I am a Taiwanese woman.
Growing up between Taiwan and China, I always found it difficult to navigate my identity. In China, Taiwanese women are labeled “homewreckers” thanks to our seemingly helium-tainted voices. Taiwanese women are equipped with high-pitched, slurred voices, bearing a high resemblance to aegyo—cute, juvenile mannerisms conducted in a flirtatious manner. Because of this, many Chinese people criticize Taiwanese women for their supposed efforts to sound desirable.
Unfortunately, Chinese culture pretty much always enforces this. In the video for the Chinese hip-hop track “Trickery,” a rapper actively pursues a Taiwanese woman who seems unfazed yet amused by the rapper’s pining throughout most of the video. Ultimately, though, she gives in to his obviously empty promises—suggesting that Taiwanese women are easy. As the title suggests, the rapper makes promises and excuses in order to trick the girl into being with him, knowing she’ll eventually give in.
Even here in Taiwan, a country renowned as one of the most progressive countries in Asia, many people are still conservative at heart. Women are highly regarded here: we have our first female president in office, and we’re encouraging girls around the country they can be anything they want to be. But more often than not, I feel like women are held at a higher standard than men in Taiwan and are consequently expected to become jacks of all trades. Women in Taiwan are expected to be so much, to the point where many found themselves babying their children throughout adulthood, going out of their way to create the best life for their children. They’re expected to be “上得廳堂下得廚房,”—to uphold appearances as a perfect wife with ease while supporting their family. In Taiwanese TV shows and movies, women are perfect in every single aspect of their lives: they tend to their husband and family, are well-spoken and well-educated, and never makes mistakes.

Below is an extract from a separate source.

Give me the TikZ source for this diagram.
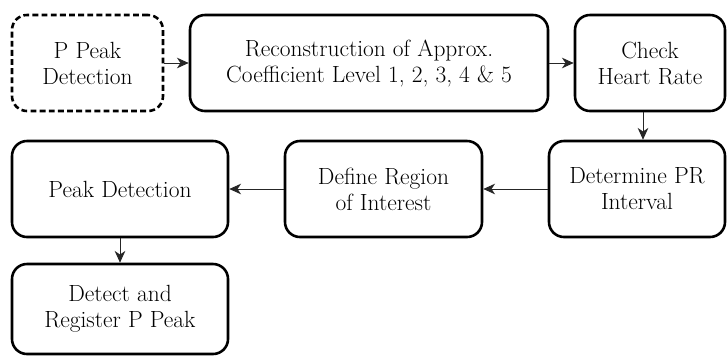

And so, Taiwanese girls like me often feel trapped. We aren’t sneaky, seductive, and superficial, nor are we the perfect women everyone at home wants us to be. By creating stories about stereotypical Taiwanese women in popular media, damaging stereotypes keep being enforced. I don’t remember the last time I felt represented on television. Hell, I felt more connected to Greta Gerwig’s Lady Bird than I ever did to Giddens Ko’s Shen Chia-Yi.

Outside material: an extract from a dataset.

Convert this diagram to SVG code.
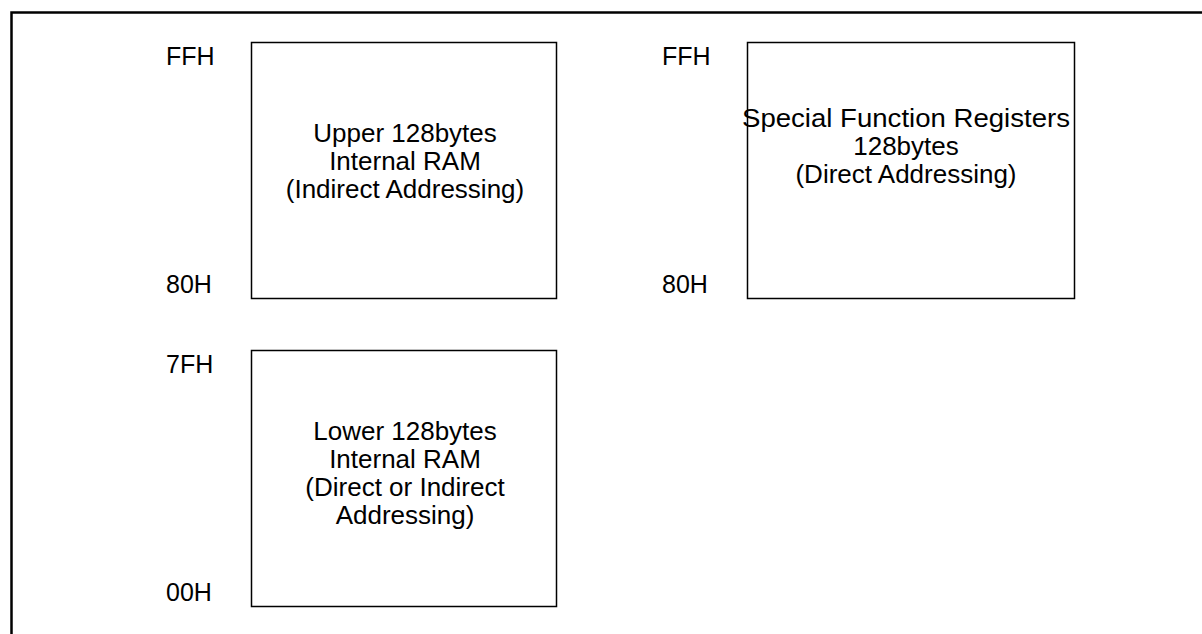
<svg xmlns="http://www.w3.org/2000/svg" width="1202" height="634" viewBox="0 0 1202 634">
<style>
.box{fill:#fff;stroke:#000;stroke-width:1.5}
.t{font-family:"Liberation Sans",Arial,sans-serif;font-size:25px;fill:#000}
.c{text-anchor:middle;font-size:26px}
</style>
<rect width="1202" height="634" fill="#fff"/>
<path d="M11.5 634 V12.5 H1202" fill="none" stroke="#000" stroke-width="2.5"/>
<g id="upper-ram">
<rect class="box" x="251.5" y="42.5" width="305" height="256"/>
<text class="t c" x="405" y="141.5">Upper 128bytes</text>
<text class="t c" x="405" y="169.5">Internal RAM</text>
<text class="t c" x="405" y="197.5">(Indirect Addressing)</text>
</g>
<g id="sfr">
<rect class="box" x="747.5" y="42.5" width="327" height="256"/>
<text class="t c" x="906" y="126.5" textLength="328" lengthAdjust="spacingAndGlyphs">Special Function Registers</text>
<text class="t c" x="906" y="154.5">128bytes</text>
<text class="t c" x="906" y="182.5">(Direct Addressing)</text>
</g>
<g id="lower-ram">
<rect class="box" x="251.5" y="350.5" width="305" height="256"/>
<text class="t c" x="405" y="439.5">Lower 128bytes</text>
<text class="t c" x="405" y="467.5">Internal RAM</text>
<text class="t c" x="405" y="495.5">(Direct or Indirect</text>
<text class="t c" x="405" y="523.5">Addressing)</text>
</g>
<g id="labels">
<text class="t" x="166" y="65">FFH</text>
<text class="t" x="166" y="293">80H</text>
<text class="t" x="166" y="373">7FH</text>
<text class="t" x="166" y="601">00H</text>
<text class="t" x="662" y="65">FFH</text>
<text class="t" x="662" y="293">80H</text>
</g>
<g id="connectors"/>
</svg>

There’s a popular Taiwanese saying that “The most beautiful scenery in Taiwan is the people.” That’s pretty flattering, considering Taiwan is famous for its mountains and seas. But here in Taiwan, we’re never encouraged to be ourselves—we’re afraid of being too much or not enough. I was lucky enough to grow up with great female role models, like my mother and my grandmother—because they’re the only kind representation of Taiwanese women I had.
We can talk about the inaccuracy of representation for Taiwanese women all we want, but it’s more important to actually start making changes. Bringing diversity into writers’ rooms to create more realistic Taiwanese characters can be game-changing for the entertainment scene in East Asia, and it might just humanize my country’s women.